Source excerpt:
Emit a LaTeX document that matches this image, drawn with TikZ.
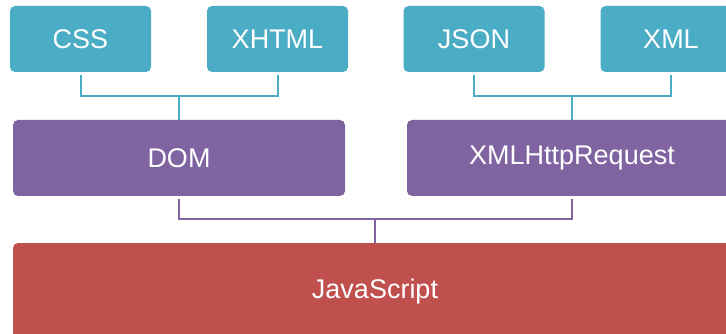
\documentclass[tikz,border=0pt]{standalone}
\usepackage{fontspec}
\setmainfont{Liberation Sans}
\definecolor{teal}{HTML}{4BACC6}
\definecolor{purp}{HTML}{8064A2}
\definecolor{redb}{HTML}{C0504D}
\tikzset{
  box/.style={rectangle, rounded corners=5pt, inner sep=0pt, text=white,
    font=\fontsize{27}{30}\selectfont},
  tealbox/.style={box, fill=teal, minimum width=141pt, minimum height=66pt},
  purpbox/.style={box, fill=purp, minimum height=76pt},
  redbox/.style={box, fill=redb, minimum height=98pt},
  tealline/.style={draw=teal, line width=2pt},
  purpline/.style={draw=purp, line width=2pt}
}
\begin{document}
\begin{tikzpicture}[x=1pt,y=-1pt]
\useasboundingbox (0,0) rectangle (726,334);
\clip (0,0) rectangle (726,334);
\fill[white] (0,0) rectangle (726,334);
\node[tealbox] (css) at (80.5,39) {CSS};
\node[tealbox] (xhtml) at (277.5,39) {XHTML};
\node[tealbox] (json) at (474,39) {JSON};
\node[tealbox] (xml) at (671,39) {XML};
\node[purpbox, minimum width=332pt] (dom) at (179,158) {DOM};
\node[purpbox, minimum width=330pt] (xhr) at (572,158) {XMLHttpRequest};
\node[redbox, minimum width=724pt] (js) at (375,292) {JavaScript};
\coordinate (j1) at (179,96);
\coordinate (j2) at (572,96);
\coordinate (j3) at (375,219);
\draw[tealline] ([yshift=-3pt]css.south) |- (j1) -| ([yshift=-3pt]xhtml.south);
\draw[tealline] (j1) -- (dom.north);
\draw[tealline] ([yshift=-3pt]json.south) |- (j2) -| ([yshift=-3pt]xml.south);
\draw[tealline] (j2) -- (xhr.north);
\draw[purpline] ([yshift=-3pt]dom.south) |- (j3) -| ([yshift=-3pt]xhr.south);
\draw[purpline] (j3) -- (js.north);
\end{tikzpicture}
\end{document}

Exercise brief:
Pictures in the data above should not be copied; transcribe everything else exactly.

Solution to the exercise:
Emit a LaTeX document that matches this image, drawn with TikZ.
\documentclass[tikz,border=0pt]{standalone}
\usepackage{fontspec}
\setmainfont{Liberation Sans}
\definecolor{teal}{HTML}{4BACC6}
\definecolor{purp}{HTML}{8064A2}
\definecolor{redb}{HTML}{C0504D}
\tikzset{
  box/.style={rectangle, rounded corners=5pt, inner sep=0pt, text=white,
    font=\fontsize{27}{30}\selectfont},
  tealbox/.style={box, fill=teal, minimum width=141pt, minimum height=66pt},
  purpbox/.style={box, fill=purp, minimum height=76pt},
  redbox/.style={box, fill=redb, minimum height=98pt},
  tealline/.style={draw=teal, line width=2pt},
  purpline/.style={draw=purp, line width=2pt}
}
\begin{document}
\begin{tikzpicture}[x=1pt,y=-1pt]
\useasboundingbox (0,0) rectangle (726,334);
\clip (0,0) rectangle (726,334);
\fill[white] (0,0) rectangle (726,334);
\node[tealbox] (css) at (80.5,39) {CSS};
\node[tealbox] (xhtml) at (277.5,39) {XHTML};
\node[tealbox] (json) at (474,39) {JSON};
\node[tealbox] (xml) at (671,39) {XML};
\node[purpbox, minimum width=332pt] (dom) at (179,158) {DOM};
\node[purpbox, minimum width=330pt] (xhr) at (572,158) {XMLHttpRequest};
\node[redbox, minimum width=724pt] (js) at (375,292) {JavaScript};
\coordinate (j1) at (179,96);
\coordinate (j2) at (572,96);
\coordinate (j3) at (375,219);
\draw[tealline] ([yshift=-3pt]css.south) |- (j1) -| ([yshift=-3pt]xhtml.south);
\draw[tealline] (j1) -- (dom.north);
\draw[tealline] ([yshift=-3pt]json.south) |- (j2) -| ([yshift=-3pt]xml.south);
\draw[tealline] (j2) -- (xhr.north);
\draw[purpline] ([yshift=-3pt]dom.south) |- (j3) -| ([yshift=-3pt]xhr.south);
\draw[purpline] (j3) -- (js.north);
\end{tikzpicture}
\end{document}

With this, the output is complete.